• **Information supplied**

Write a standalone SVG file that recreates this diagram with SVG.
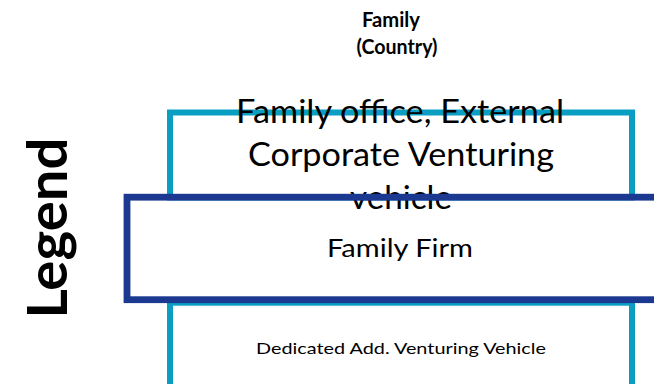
<svg xmlns="http://www.w3.org/2000/svg" width="654" height="384" viewBox="0 0 654 384">
  <style>
    .txt { font-family: Lato, "Open Sans", "Liberation Sans", sans-serif; fill: #000; text-anchor: middle; }
    .bold { font-weight: bold; }
    .cyan { fill: none; stroke: #0A9EC3; stroke-width: 6; }
    .navy { fill: none; stroke: #1B3990; stroke-width: 6.8; }
  </style>
  <rect width="654" height="384" fill="#fff"/>

  <!-- header -->
  <g id="header">
    <text class="txt bold" x="391" y="27" font-size="20" textLength="58" lengthAdjust="spacingAndGlyphs">Family</text>
    <text class="txt bold" x="397" y="54" font-size="20" textLength="81" lengthAdjust="spacingAndGlyphs">(Country)</text>
  </g>

  <!-- rotated legend label -->
  <g id="legend-label">
    <text class="txt bold" transform="translate(67,228) rotate(-90)" font-size="56" textLength="181" lengthAdjust="spacingAndGlyphs">Legend</text>
  </g>

  <!-- outer venturing vehicle (cyan) -->
  <g id="family-office">
    <rect class="cyan" x="170" y="112.5" width="462" height="85"/>
    <text class="txt" x="400" y="123" font-size="32" textLength="328" lengthAdjust="spacingAndGlyphs">Family office, External</text>
    <text class="txt" x="401" y="166" font-size="32" textLength="306" lengthAdjust="spacingAndGlyphs">Corporate Venturing</text>
    <text class="txt" x="401" y="209" font-size="32" textLength="102" lengthAdjust="spacingAndGlyphs">vehicle</text>
  </g>

  <!-- dedicated vehicle (cyan, lower) -->
  <g id="dedicated-vehicle">
    <rect class="cyan" x="170" y="302.7" width="462" height="120"/>
    <text class="txt" x="401" y="354" font-size="16" textLength="290" lengthAdjust="spacingAndGlyphs">Dedicated Add. Venturing Vehicle</text>
  </g>

  <!-- family firm (navy) -->
  <g id="family-firm">
    <rect class="navy" x="127" y="197.2" width="560" height="102.5"/>
    <text class="txt" x="400" y="257" font-size="25" textLength="146" lengthAdjust="spacingAndGlyphs">Family Firm</text>
  </g>
</svg>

• **Exercise**
Send back the data above word for word, with the pictures left out.

• **Answer to this exercise**
Write a standalone SVG file that recreates this diagram with SVG.
<svg xmlns="http://www.w3.org/2000/svg" width="654" height="384" viewBox="0 0 654 384">
  <style>
    .txt { font-family: Lato, "Open Sans", "Liberation Sans", sans-serif; fill: #000; text-anchor: middle; }
    .bold { font-weight: bold; }
    .cyan { fill: none; stroke: #0A9EC3; stroke-width: 6; }
    .navy { fill: none; stroke: #1B3990; stroke-width: 6.8; }
  </style>
  <rect width="654" height="384" fill="#fff"/>

  <!-- header -->
  <g id="header">
    <text class="txt bold" x="391" y="27" font-size="20" textLength="58" lengthAdjust="spacingAndGlyphs">Family</text>
    <text class="txt bold" x="397" y="54" font-size="20" textLength="81" lengthAdjust="spacingAndGlyphs">(Country)</text>
  </g>

  <!-- rotated legend label -->
  <g id="legend-label">
    <text class="txt bold" transform="translate(67,228) rotate(-90)" font-size="56" textLength="181" lengthAdjust="spacingAndGlyphs">Legend</text>
  </g>

  <!-- outer venturing vehicle (cyan) -->
  <g id="family-office">
    <rect class="cyan" x="170" y="112.5" width="462" height="85"/>
    <text class="txt" x="400" y="123" font-size="32" textLength="328" lengthAdjust="spacingAndGlyphs">Family office, External</text>
    <text class="txt" x="401" y="166" font-size="32" textLength="306" lengthAdjust="spacingAndGlyphs">Corporate Venturing</text>
    <text class="txt" x="401" y="209" font-size="32" textLength="102" lengthAdjust="spacingAndGlyphs">vehicle</text>
  </g>

  <!-- dedicated vehicle (cyan, lower) -->
  <g id="dedicated-vehicle">
    <rect class="cyan" x="170" y="302.7" width="462" height="120"/>
    <text class="txt" x="401" y="354" font-size="16" textLength="290" lengthAdjust="spacingAndGlyphs">Dedicated Add. Venturing Vehicle</text>
  </g>

  <!-- family firm (navy) -->
  <g id="family-firm">
    <rect class="navy" x="127" y="197.2" width="560" height="102.5"/>
    <text class="txt" x="400" y="257" font-size="25" textLength="146" lengthAdjust="spacingAndGlyphs">Family Firm</text>
  </g>
</svg>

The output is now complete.